好的,我将问题缩小了一点,但是仍然不明白为什么它失败了。这是我的申请
//SparkSessionWrapper.scala
package com.test.job
import org.apache.spark.sql.SparkSession
trait SparkSessionWrapper {
lazy val sparkHive: SparkSession = {
SparkSession
.builder()
.appName("test")
.enableHiveSupport()
.getOrCreate()
}
}
//UdfFunctions.scala
package com.test.job
trait UdfFunctions {
def timestampConverter(dt: String): Option[Int] = {
val timeStamp = Option(dt).getOrElse(return None)
return Some(timeStamp.replace("-", "").substring(0, 8).toInt)
}
}
//Handler.scala
package com.test.job
import org.apache.spark.sql.DataFrame
import scala.io.Source
object Handler extends SparkSessionWrapper with UdfFunctions{
import sparkHive.sql
sparkHive.udf.register("timestampToKey", timestampConverter(_:String))

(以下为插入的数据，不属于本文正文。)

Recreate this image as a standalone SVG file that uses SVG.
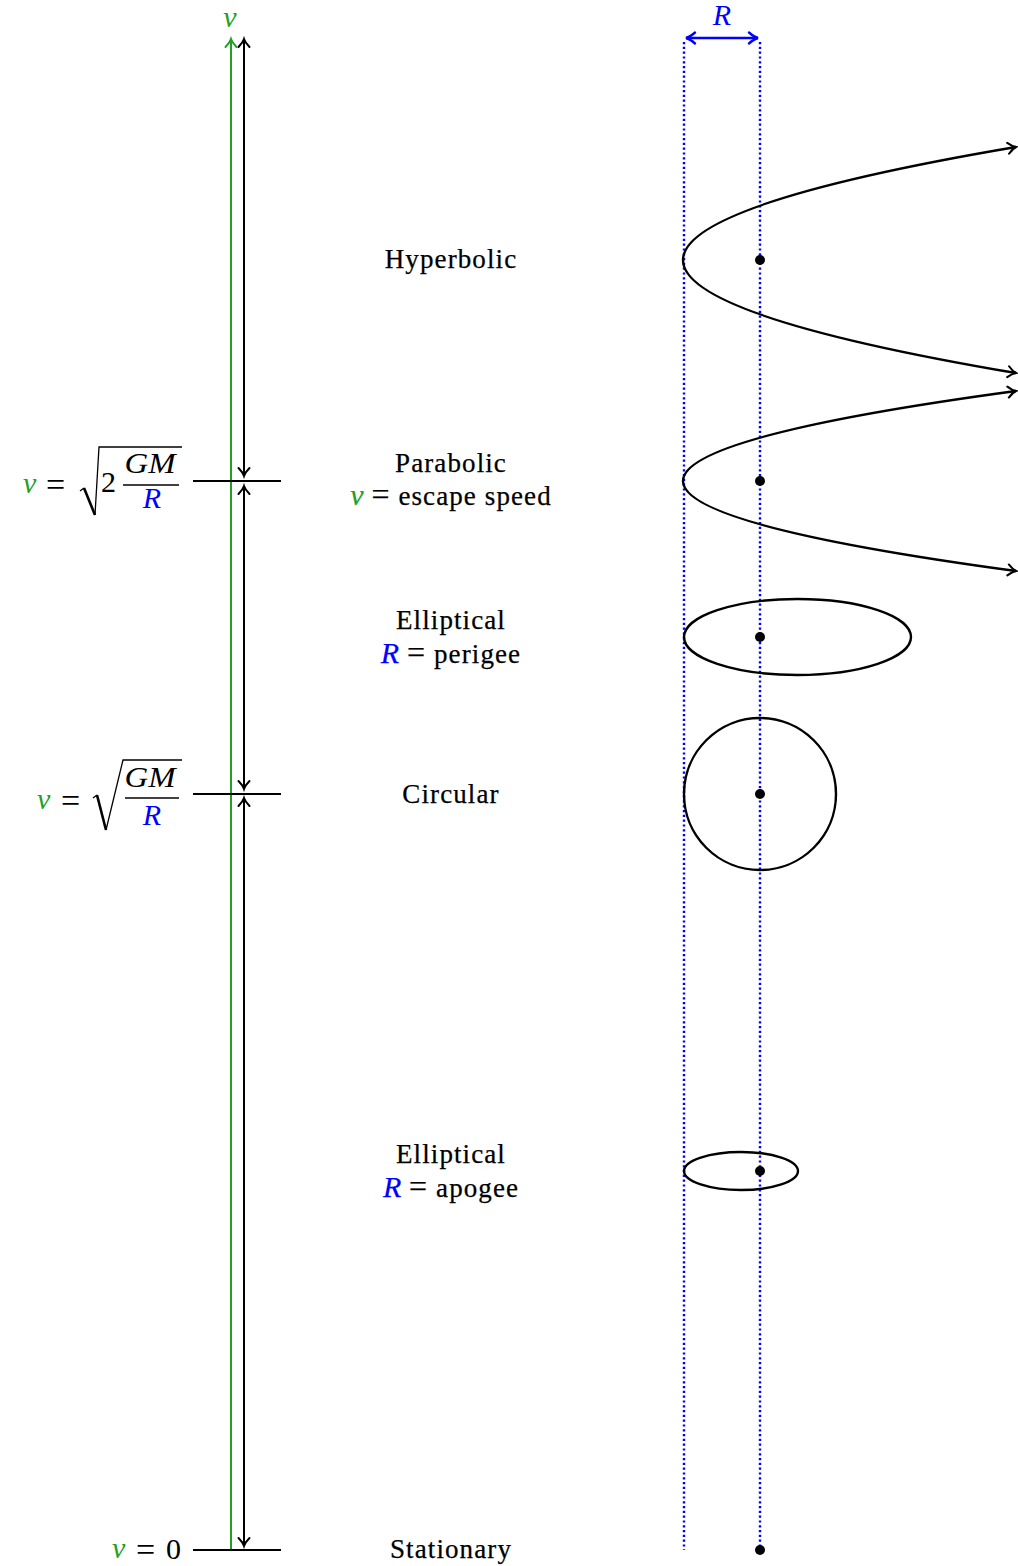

def executeSqlQuery(SqlString: String): DataFrame = {
return sparkHive.sql(SqlString)
}
}
//Driver.scala
package com.test.job
object Driver {
def main(args: Array[String]) = {
Handler.executeSqlQuery("select timestampToKey(dt) FROM table").show
}
}
但是,如果我将UDF寄存器sparkHive.udf.register("timestampToKey", timestampConverter(_:String))
放在executeSqlQuery中,那么它将起作用。我想知道为什么我在外部方法中进行udf.register时会收到此错误A master URL must be set in your configuration
。